◆ **What you will do**
Write the material out again exactly.
## start Given information
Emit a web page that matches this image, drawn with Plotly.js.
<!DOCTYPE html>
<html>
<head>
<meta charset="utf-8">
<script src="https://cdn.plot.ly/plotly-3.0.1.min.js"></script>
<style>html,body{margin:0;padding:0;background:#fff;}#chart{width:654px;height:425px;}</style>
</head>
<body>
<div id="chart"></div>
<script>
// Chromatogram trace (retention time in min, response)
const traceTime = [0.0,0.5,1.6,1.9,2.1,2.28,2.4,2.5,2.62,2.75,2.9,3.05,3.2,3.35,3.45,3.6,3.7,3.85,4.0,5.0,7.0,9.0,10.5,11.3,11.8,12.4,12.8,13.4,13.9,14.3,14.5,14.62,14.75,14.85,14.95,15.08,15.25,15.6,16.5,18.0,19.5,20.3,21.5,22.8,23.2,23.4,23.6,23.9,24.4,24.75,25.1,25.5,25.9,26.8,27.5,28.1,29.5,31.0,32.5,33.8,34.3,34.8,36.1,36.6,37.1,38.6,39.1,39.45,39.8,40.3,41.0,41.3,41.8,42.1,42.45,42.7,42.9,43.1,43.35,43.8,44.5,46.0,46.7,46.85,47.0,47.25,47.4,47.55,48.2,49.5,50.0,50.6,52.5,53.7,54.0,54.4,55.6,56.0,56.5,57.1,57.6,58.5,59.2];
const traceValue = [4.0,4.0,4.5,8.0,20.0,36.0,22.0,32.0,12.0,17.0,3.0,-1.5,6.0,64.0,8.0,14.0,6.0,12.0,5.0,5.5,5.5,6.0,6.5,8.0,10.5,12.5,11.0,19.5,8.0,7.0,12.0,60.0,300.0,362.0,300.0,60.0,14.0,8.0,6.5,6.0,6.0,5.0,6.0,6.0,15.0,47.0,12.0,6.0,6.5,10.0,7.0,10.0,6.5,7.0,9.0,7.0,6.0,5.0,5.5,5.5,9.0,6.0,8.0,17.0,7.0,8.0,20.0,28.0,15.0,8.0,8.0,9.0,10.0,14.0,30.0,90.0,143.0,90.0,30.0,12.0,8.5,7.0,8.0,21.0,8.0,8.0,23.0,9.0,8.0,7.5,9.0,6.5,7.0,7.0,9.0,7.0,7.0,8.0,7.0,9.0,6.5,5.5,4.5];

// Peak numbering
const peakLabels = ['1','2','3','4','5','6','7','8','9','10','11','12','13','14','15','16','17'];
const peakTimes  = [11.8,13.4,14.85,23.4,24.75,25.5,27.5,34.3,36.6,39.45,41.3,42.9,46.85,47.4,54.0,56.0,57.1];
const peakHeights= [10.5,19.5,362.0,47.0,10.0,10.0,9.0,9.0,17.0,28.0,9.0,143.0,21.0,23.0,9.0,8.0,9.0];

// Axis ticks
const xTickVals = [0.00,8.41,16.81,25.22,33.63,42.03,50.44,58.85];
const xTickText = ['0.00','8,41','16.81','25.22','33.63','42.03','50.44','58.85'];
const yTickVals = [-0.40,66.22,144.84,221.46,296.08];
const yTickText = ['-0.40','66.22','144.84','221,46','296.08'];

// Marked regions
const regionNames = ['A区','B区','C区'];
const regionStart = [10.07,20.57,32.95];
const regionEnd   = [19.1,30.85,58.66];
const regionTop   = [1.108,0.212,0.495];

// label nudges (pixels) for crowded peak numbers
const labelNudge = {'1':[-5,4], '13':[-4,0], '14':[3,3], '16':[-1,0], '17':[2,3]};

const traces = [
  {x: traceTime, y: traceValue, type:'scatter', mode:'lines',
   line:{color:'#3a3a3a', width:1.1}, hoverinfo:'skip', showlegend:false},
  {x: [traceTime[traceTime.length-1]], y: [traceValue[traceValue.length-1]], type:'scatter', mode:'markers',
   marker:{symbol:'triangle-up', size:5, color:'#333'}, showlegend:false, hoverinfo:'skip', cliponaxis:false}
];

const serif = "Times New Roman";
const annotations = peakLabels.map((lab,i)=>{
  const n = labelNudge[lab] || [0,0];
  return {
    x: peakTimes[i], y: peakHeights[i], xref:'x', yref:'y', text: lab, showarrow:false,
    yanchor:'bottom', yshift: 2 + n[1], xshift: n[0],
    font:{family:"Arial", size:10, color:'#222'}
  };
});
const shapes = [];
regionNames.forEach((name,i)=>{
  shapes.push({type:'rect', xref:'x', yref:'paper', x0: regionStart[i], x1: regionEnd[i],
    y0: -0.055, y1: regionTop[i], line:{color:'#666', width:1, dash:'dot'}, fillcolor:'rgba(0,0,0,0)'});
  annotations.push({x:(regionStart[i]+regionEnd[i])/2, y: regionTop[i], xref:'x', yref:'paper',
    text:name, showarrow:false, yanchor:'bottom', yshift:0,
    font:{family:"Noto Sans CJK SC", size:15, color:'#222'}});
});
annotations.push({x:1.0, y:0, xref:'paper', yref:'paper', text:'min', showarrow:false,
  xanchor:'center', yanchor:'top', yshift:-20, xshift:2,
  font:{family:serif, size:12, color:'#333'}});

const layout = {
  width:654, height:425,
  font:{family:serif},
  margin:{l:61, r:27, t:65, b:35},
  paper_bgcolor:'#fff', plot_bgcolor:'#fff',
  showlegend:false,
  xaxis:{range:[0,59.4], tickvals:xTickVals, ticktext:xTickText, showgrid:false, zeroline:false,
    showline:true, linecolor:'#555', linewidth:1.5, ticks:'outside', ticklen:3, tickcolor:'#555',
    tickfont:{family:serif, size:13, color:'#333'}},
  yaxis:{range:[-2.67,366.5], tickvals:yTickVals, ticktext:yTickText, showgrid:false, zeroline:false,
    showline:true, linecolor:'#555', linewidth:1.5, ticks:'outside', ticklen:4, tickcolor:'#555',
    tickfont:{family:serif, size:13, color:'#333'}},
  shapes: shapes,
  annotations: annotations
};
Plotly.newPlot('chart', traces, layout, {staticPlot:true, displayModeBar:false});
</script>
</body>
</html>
## end Given information
◆ **Response to this exercise**
Emit a web page that matches this image, drawn with Plotly.js.
<!DOCTYPE html>
<html>
<head>
<meta charset="utf-8">
<script src="https://cdn.plot.ly/plotly-3.0.1.min.js"></script>
<style>html,body{margin:0;padding:0;background:#fff;}#chart{width:654px;height:425px;}</style>
</head>
<body>
<div id="chart"></div>
<script>
// Chromatogram trace (retention time in min, response)
const traceTime = [0.0,0.5,1.6,1.9,2.1,2.28,2.4,2.5,2.62,2.75,2.9,3.05,3.2,3.35,3.45,3.6,3.7,3.85,4.0,5.0,7.0,9.0,10.5,11.3,11.8,12.4,12.8,13.4,13.9,14.3,14.5,14.62,14.75,14.85,14.95,15.08,15.25,15.6,16.5,18.0,19.5,20.3,21.5,22.8,23.2,23.4,23.6,23.9,24.4,24.75,25.1,25.5,25.9,26.8,27.5,28.1,29.5,31.0,32.5,33.8,34.3,34.8,36.1,36.6,37.1,38.6,39.1,39.45,39.8,40.3,41.0,41.3,41.8,42.1,42.45,42.7,42.9,43.1,43.35,43.8,44.5,46.0,46.7,46.85,47.0,47.25,47.4,47.55,48.2,49.5,50.0,50.6,52.5,53.7,54.0,54.4,55.6,56.0,56.5,57.1,57.6,58.5,59.2];
const traceValue = [4.0,4.0,4.5,8.0,20.0,36.0,22.0,32.0,12.0,17.0,3.0,-1.5,6.0,64.0,8.0,14.0,6.0,12.0,5.0,5.5,5.5,6.0,6.5,8.0,10.5,12.5,11.0,19.5,8.0,7.0,12.0,60.0,300.0,362.0,300.0,60.0,14.0,8.0,6.5,6.0,6.0,5.0,6.0,6.0,15.0,47.0,12.0,6.0,6.5,10.0,7.0,10.0,6.5,7.0,9.0,7.0,6.0,5.0,5.5,5.5,9.0,6.0,8.0,17.0,7.0,8.0,20.0,28.0,15.0,8.0,8.0,9.0,10.0,14.0,30.0,90.0,143.0,90.0,30.0,12.0,8.5,7.0,8.0,21.0,8.0,8.0,23.0,9.0,8.0,7.5,9.0,6.5,7.0,7.0,9.0,7.0,7.0,8.0,7.0,9.0,6.5,5.5,4.5];

// Peak numbering
const peakLabels = ['1','2','3','4','5','6','7','8','9','10','11','12','13','14','15','16','17'];
const peakTimes  = [11.8,13.4,14.85,23.4,24.75,25.5,27.5,34.3,36.6,39.45,41.3,42.9,46.85,47.4,54.0,56.0,57.1];
const peakHeights= [10.5,19.5,362.0,47.0,10.0,10.0,9.0,9.0,17.0,28.0,9.0,143.0,21.0,23.0,9.0,8.0,9.0];

// Axis ticks
const xTickVals = [0.00,8.41,16.81,25.22,33.63,42.03,50.44,58.85];
const xTickText = ['0.00','8,41','16.81','25.22','33.63','42.03','50.44','58.85'];
const yTickVals = [-0.40,66.22,144.84,221.46,296.08];
const yTickText = ['-0.40','66.22','144.84','221,46','296.08'];

// Marked regions
const regionNames = ['A区','B区','C区'];
const regionStart = [10.07,20.57,32.95];
const regionEnd   = [19.1,30.85,58.66];
const regionTop   = [1.108,0.212,0.495];

// label nudges (pixels) for crowded peak numbers
const labelNudge = {'1':[-5,4], '13':[-4,0], '14':[3,3], '16':[-1,0], '17':[2,3]};

const traces = [
  {x: traceTime, y: traceValue, type:'scatter', mode:'lines',
   line:{color:'#3a3a3a', width:1.1}, hoverinfo:'skip', showlegend:false},
  {x: [traceTime[traceTime.length-1]], y: [traceValue[traceValue.length-1]], type:'scatter', mode:'markers',
   marker:{symbol:'triangle-up', size:5, color:'#333'}, showlegend:false, hoverinfo:'skip', cliponaxis:false}
];

const serif = "Times New Roman";
const annotations = peakLabels.map((lab,i)=>{
  const n = labelNudge[lab] || [0,0];
  return {
    x: peakTimes[i], y: peakHeights[i], xref:'x', yref:'y', text: lab, showarrow:false,
    yanchor:'bottom', yshift: 2 + n[1], xshift: n[0],
    font:{family:"Arial", size:10, color:'#222'}
  };
});
const shapes = [];
regionNames.forEach((name,i)=>{
  shapes.push({type:'rect', xref:'x', yref:'paper', x0: regionStart[i], x1: regionEnd[i],
    y0: -0.055, y1: regionTop[i], line:{color:'#666', width:1, dash:'dot'}, fillcolor:'rgba(0,0,0,0)'});
  annotations.push({x:(regionStart[i]+regionEnd[i])/2, y: regionTop[i], xref:'x', yref:'paper',
    text:name, showarrow:false, yanchor:'bottom', yshift:0,
    font:{family:"Noto Sans CJK SC", size:15, color:'#222'}});
});
annotations.push({x:1.0, y:0, xref:'paper', yref:'paper', text:'min', showarrow:false,
  xanchor:'center', yanchor:'top', yshift:-20, xshift:2,
  font:{family:serif, size:12, color:'#333'}});

const layout = {
  width:654, height:425,
  font:{family:serif},
  margin:{l:61, r:27, t:65, b:35},
  paper_bgcolor:'#fff', plot_bgcolor:'#fff',
  showlegend:false,
  xaxis:{range:[0,59.4], tickvals:xTickVals, ticktext:xTickText, showgrid:false, zeroline:false,
    showline:true, linecolor:'#555', linewidth:1.5, ticks:'outside', ticklen:3, tickcolor:'#555',
    tickfont:{family:serif, size:13, color:'#333'}},
  yaxis:{range:[-2.67,366.5], tickvals:yTickVals, ticktext:yTickText, showgrid:false, zeroline:false,
    showline:true, linecolor:'#555', linewidth:1.5, ticks:'outside', ticklen:4, tickcolor:'#555',
    tickfont:{family:serif, size:13, color:'#333'}},
  shapes: shapes,
  annotations: annotations
};
Plotly.newPlot('chart', traces, layout, {staticPlot:true, displayModeBar:false});
</script>
</body>
</html>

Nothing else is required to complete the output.